The prince doesn’t gallop into the forest on his white horse to whisk you away to a castle filled of riches and unwavering marital bliss. Who knows, maybe your story does start out that way, but somewhere along the line you discover that you’d really prefer a cottage to a castle, and your prince decided that instead of being a royal he’d prefer a career as a wall artist. Ladies – your prince doesn’t see you as his lovely, devoted princess forever either. We can’t predict the future, and no matter how well-laid our plans we discover that life throws us a few curve balls. Disillusionment sets in for both of you, and that’s when the resentment and problems start to build. Sadly many people don’t have the patience, or stamina, to do the real work that’s necessary to create a new marriage. One not based on ideals or fantasy but on a foundation of integrity, honesty, and mutual love and support.

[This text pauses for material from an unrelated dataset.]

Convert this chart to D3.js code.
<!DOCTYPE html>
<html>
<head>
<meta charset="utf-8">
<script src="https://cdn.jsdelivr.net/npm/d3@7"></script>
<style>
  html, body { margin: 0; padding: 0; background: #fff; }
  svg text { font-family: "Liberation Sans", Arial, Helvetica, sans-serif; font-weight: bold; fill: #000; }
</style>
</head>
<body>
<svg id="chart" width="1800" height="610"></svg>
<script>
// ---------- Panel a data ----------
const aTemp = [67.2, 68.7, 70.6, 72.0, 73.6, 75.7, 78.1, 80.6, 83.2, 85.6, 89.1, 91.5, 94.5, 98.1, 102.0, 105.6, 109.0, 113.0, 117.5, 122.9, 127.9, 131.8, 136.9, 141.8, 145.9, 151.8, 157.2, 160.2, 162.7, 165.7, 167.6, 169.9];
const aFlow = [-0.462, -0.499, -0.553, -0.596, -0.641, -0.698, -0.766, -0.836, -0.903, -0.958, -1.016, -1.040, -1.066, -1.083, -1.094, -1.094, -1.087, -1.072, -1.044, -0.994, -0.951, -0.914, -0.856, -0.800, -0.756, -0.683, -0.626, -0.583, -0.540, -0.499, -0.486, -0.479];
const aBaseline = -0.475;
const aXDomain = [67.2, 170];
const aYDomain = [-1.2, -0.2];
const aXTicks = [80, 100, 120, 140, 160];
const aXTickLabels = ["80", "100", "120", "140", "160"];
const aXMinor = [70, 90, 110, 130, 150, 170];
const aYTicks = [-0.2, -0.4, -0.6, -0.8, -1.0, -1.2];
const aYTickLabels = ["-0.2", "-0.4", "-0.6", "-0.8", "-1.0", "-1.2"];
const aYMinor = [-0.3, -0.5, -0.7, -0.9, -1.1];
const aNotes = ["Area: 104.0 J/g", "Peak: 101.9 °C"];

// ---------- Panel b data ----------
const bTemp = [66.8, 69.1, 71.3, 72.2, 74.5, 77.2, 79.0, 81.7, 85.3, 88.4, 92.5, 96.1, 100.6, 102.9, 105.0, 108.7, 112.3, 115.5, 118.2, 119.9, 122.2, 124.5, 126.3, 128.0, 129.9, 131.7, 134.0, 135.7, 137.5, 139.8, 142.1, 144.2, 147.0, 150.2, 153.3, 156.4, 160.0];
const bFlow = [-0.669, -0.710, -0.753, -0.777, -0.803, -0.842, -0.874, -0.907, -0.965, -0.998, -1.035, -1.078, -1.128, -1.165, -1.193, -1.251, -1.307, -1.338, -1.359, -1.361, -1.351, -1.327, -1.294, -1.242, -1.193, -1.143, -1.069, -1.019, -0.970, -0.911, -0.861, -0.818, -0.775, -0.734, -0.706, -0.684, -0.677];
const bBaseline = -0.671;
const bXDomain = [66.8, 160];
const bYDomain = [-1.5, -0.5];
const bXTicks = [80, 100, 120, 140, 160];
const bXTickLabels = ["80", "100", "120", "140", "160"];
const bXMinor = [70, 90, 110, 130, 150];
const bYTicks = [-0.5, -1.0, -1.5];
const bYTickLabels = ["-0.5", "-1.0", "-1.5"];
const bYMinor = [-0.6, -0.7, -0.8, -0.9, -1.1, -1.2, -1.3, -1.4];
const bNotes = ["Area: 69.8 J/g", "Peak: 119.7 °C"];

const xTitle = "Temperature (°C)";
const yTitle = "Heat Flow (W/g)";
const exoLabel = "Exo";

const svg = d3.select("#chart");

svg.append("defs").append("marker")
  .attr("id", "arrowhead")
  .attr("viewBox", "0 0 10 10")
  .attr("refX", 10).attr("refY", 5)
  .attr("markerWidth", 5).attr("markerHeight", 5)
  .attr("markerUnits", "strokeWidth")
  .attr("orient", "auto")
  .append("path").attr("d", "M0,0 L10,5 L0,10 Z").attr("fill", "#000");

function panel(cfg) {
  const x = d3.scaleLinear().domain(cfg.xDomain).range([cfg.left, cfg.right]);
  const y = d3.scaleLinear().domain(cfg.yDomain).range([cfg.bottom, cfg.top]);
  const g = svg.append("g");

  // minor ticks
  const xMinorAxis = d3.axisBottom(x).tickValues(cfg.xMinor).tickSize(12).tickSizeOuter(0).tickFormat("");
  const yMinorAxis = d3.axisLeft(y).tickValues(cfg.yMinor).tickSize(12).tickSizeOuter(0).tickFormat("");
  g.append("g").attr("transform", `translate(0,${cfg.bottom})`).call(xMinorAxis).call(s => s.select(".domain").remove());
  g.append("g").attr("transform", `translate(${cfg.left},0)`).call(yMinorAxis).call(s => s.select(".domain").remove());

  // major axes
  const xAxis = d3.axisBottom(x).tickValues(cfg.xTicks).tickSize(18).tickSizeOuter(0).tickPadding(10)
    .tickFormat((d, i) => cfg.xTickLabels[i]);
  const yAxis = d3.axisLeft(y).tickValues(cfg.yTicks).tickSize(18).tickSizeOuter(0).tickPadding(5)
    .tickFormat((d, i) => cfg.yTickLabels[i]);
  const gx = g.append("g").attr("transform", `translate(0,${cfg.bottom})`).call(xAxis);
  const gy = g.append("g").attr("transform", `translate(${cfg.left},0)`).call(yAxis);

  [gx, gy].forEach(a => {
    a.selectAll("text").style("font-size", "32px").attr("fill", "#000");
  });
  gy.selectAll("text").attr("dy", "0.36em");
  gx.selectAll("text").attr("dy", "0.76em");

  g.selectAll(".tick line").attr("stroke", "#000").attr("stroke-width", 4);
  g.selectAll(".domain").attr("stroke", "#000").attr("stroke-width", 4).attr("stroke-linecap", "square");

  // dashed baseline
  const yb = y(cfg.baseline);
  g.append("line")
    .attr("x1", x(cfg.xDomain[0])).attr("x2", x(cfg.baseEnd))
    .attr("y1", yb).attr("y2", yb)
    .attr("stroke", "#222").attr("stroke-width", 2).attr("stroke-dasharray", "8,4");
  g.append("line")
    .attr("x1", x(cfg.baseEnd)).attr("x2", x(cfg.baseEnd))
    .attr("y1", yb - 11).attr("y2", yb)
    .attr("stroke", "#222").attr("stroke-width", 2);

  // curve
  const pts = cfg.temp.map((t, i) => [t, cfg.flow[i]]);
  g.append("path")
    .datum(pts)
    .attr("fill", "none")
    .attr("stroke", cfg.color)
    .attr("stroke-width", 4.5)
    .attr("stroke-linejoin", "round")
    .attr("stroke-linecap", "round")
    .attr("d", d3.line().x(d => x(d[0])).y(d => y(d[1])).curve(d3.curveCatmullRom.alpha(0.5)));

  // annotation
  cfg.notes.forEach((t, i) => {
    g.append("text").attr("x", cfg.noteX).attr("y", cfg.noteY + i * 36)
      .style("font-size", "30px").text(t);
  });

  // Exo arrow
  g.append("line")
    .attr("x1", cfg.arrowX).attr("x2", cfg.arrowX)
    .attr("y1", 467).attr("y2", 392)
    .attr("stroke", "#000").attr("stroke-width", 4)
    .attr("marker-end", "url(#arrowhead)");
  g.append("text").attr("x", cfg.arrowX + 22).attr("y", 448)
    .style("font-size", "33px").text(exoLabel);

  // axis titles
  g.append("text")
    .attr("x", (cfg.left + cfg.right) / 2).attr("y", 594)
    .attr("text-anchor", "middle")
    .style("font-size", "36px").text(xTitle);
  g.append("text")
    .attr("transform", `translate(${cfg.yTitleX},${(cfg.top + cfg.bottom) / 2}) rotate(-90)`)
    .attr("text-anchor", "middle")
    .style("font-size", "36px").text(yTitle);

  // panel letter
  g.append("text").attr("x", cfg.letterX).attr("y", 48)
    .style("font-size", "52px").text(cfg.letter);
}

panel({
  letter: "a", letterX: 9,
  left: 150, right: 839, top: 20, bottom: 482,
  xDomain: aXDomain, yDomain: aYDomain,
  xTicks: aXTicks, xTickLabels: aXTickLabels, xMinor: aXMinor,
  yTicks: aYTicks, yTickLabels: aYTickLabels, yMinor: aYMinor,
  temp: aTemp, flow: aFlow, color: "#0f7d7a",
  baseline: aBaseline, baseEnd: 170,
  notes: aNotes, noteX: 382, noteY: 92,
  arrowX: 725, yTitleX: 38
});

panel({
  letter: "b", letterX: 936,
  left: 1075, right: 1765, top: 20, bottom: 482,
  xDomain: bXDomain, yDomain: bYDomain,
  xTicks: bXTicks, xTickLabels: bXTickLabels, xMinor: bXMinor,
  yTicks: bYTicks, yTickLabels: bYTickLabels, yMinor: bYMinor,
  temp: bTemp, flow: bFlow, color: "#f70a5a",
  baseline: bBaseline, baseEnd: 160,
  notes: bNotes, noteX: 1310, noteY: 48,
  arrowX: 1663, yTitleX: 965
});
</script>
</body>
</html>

We do ourselves a disservice by buying into the fairy tale. Wanting it is being human, but expecting it and rejecting anything less may not be a particularly realistic view of marriage.

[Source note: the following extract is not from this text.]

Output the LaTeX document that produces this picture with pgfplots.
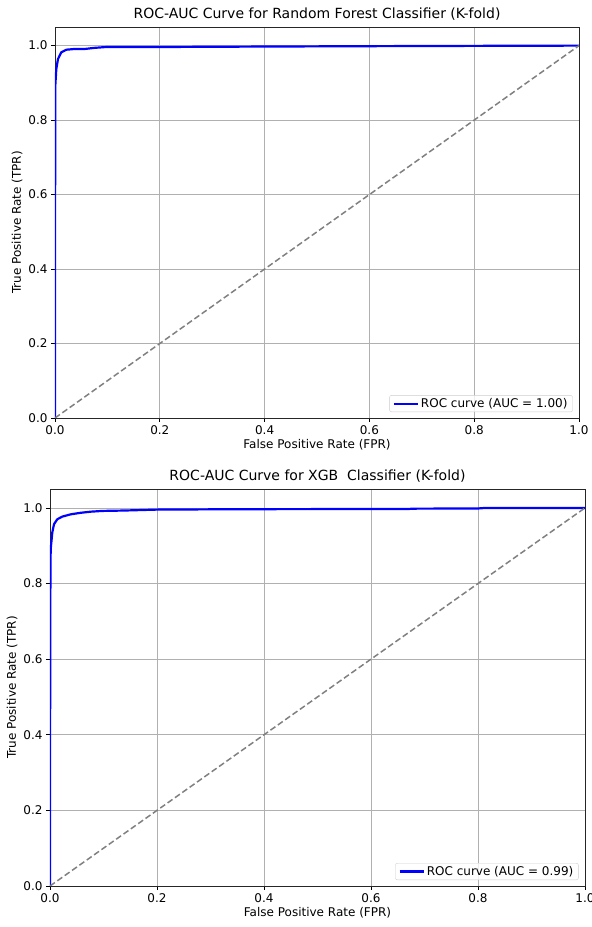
\documentclass[border=0pt]{standalone}
\usepackage{fontspec}
\setmainfont{DejaVu Sans}
\usepackage{pgfplots}
\pgfplotsset{compat=1.18}

\definecolor{mplgrid}{HTML}{B0B0B0}
\definecolor{mpldash}{HTML}{808080}
\definecolor{mplframe}{HTML}{CCCCCC}

\pgfplotsset{
  rocstyle/.style={
    scale only axis,
    anchor=south west,
    xmin=0, xmax=1, ymin=0, ymax=1.05,
    xtick={0,0.2,...,1.0}, ytick={0,0.2,...,1.0},
    /pgf/number format/.cd, fixed, fixed zerofill, precision=1, assume math mode=true, /pgfplots/.cd,
    grid=major, major grid style={mplgrid, line width=0.8pt},
    axis line style={black!85, line width=0.9pt},
    tick align=outside, tickpos=left, major tick length=4pt,
    tick style={black, line width=0.8pt},
    ticklabel style={font=\fontsize{12}{14}\selectfont},
    label style={font=\fontsize{12}{14}\selectfont},
    title style={font=\fontsize{14}{16}\selectfont, yshift=-3pt},
    xlabel={False Positive Rate (FPR)},
    ylabel={True Positive Rate (TPR)},
    xlabel style={yshift=2pt},
    ylabel style={yshift=-1pt},
    legend style={font=\fontsize{12}{14}\selectfont, draw=mplframe, rounded corners=2pt,
      fill=white, fill opacity=0.8, text opacity=1, inner xsep=3pt, inner ysep=1pt,
      at={(0.988,0.015)}, anchor=south east},
    legend cell align=left,
    legend image code/.code={\draw[#1, line width=2.2pt] (0cm,0cm) -- (0.85cm,0cm);},
  }
}

\begin{document}
\begin{tikzpicture}
\useasboundingbox (0pt,0pt) rectangle (592pt,927pt);

% Random Forest
\begin{axis}[rocstyle, at={(55pt,509pt)}, width=524pt, height=391pt,
  title={ROC-AUC Curve for Random Forest Classifier (K-fold)}]
\addplot[blue, line width=2.2pt, line join=round] coordinates {
(0,0) (0.0002,0.55) (0.0006,0.893) (0.0025,0.937) (0.0057,0.964) (0.012,0.982)
(0.0216,0.989) (0.0376,0.991) (0.057,0.991) (0.0758,0.994) (0.095,0.996)
(0.2,0.9963) (0.4,0.9975) (0.6,0.9985) (0.8,0.9993) (1,1)
};
\addlegendentry{ROC curve (AUC = 1.00)}
\addplot[mpldash, line width=1.5pt, dash pattern=on 6pt off 3pt, forget plot] coordinates {(0,0) (1,1)};
\end{axis}

% XGB
\begin{axis}[rocstyle, at={(50pt,41pt)}, width=535pt, height=397pt,
  title={ROC-AUC Curve for XGB\ \ Classifier (K-fold)}]
\addplot[blue, line width=2.2pt, line join=round] coordinates {
(0,0) (0.0003,0.5) (0.0008,0.82) (0.0013,0.891) (0.0043,0.935) (0.0075,0.957)
(0.0137,0.970) (0.023,0.977) (0.0387,0.983) (0.057,0.987) (0.076,0.990)
(0.098,0.992) (0.137,0.993) (0.2,0.9955) (0.3,0.9962) (0.374,0.9966)
(0.67,0.9972) (0.68,0.998) (0.8,0.9985) (0.81,0.9995) (1,1)
};
\addlegendentry{ROC curve (AUC = 0.99)}
\addplot[mpldash, line width=1.5pt, dash pattern=on 6pt off 3pt, forget plot] coordinates {(0,0) (1,1)};
\end{axis}
\end{tikzpicture}
\end{document}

Does this mean that we should stop striving for a happy, satisfying marriage and just “settle”? Absolutely unequivocally not. It’s just the opposite, you SHOULD strive for it. You should get your happy ending. A good marriage should bring you joy, satisfaction, stability, and support. However nowhere in this description do you see words like “perfect”, “never-ending passion”, or “without problems.”
Those in long-term, successful marriages know that they are filled with both good times and bad. There’s a good reason why that’s stated in most traditional wedding vows. It serves as a reminder that marriage isn’t always a fairy tale. There are times when it is, and other times when you find yourself day-dreaming about a different life. That’s normal. It’s not necessarily a sign that you’ve chosen the wrong partner or that your marriage is doomed to fail. Do some people pick the absolutely wrong partner for them and are in a marriage that won’t or shouldn’t last? Of course, that’s reality. But some people become so scared by these questioning thoughts that they prematurely bail on a marriage that is very much worth saving.
It’s expected that romantic and passionate love will change over time. This doesn’t mean that you shouldn’t work to keep romance and passion alive in your relationship, you definitely should. However it may not be reasonable to expect your marriage to look and feel like it did on your first anniversary when you hit your tenth or twentieth.
When couples come to me for counseling they often spend a lot of time talking about how good things were in the past, and how much they miss it. They want that “feeling” again. It’s an important conversation to have, but people are sometimes unwilling to ask the questions that will move them forward – what does our relationship look like today and what do I want it to look like tomorrow? What’s changed that I’m okay with, and what am I absolutely not okay with? What can I let go of, and what do I have to find? What do I truly value and what does marriage mean to me – today?
Every couple is unique, and what works well for one relationship may not work well for another. Needs vary greatly. What’s important is that you and your partner work together, and continue to strive for a happy, satisfactory union however you choose to define it.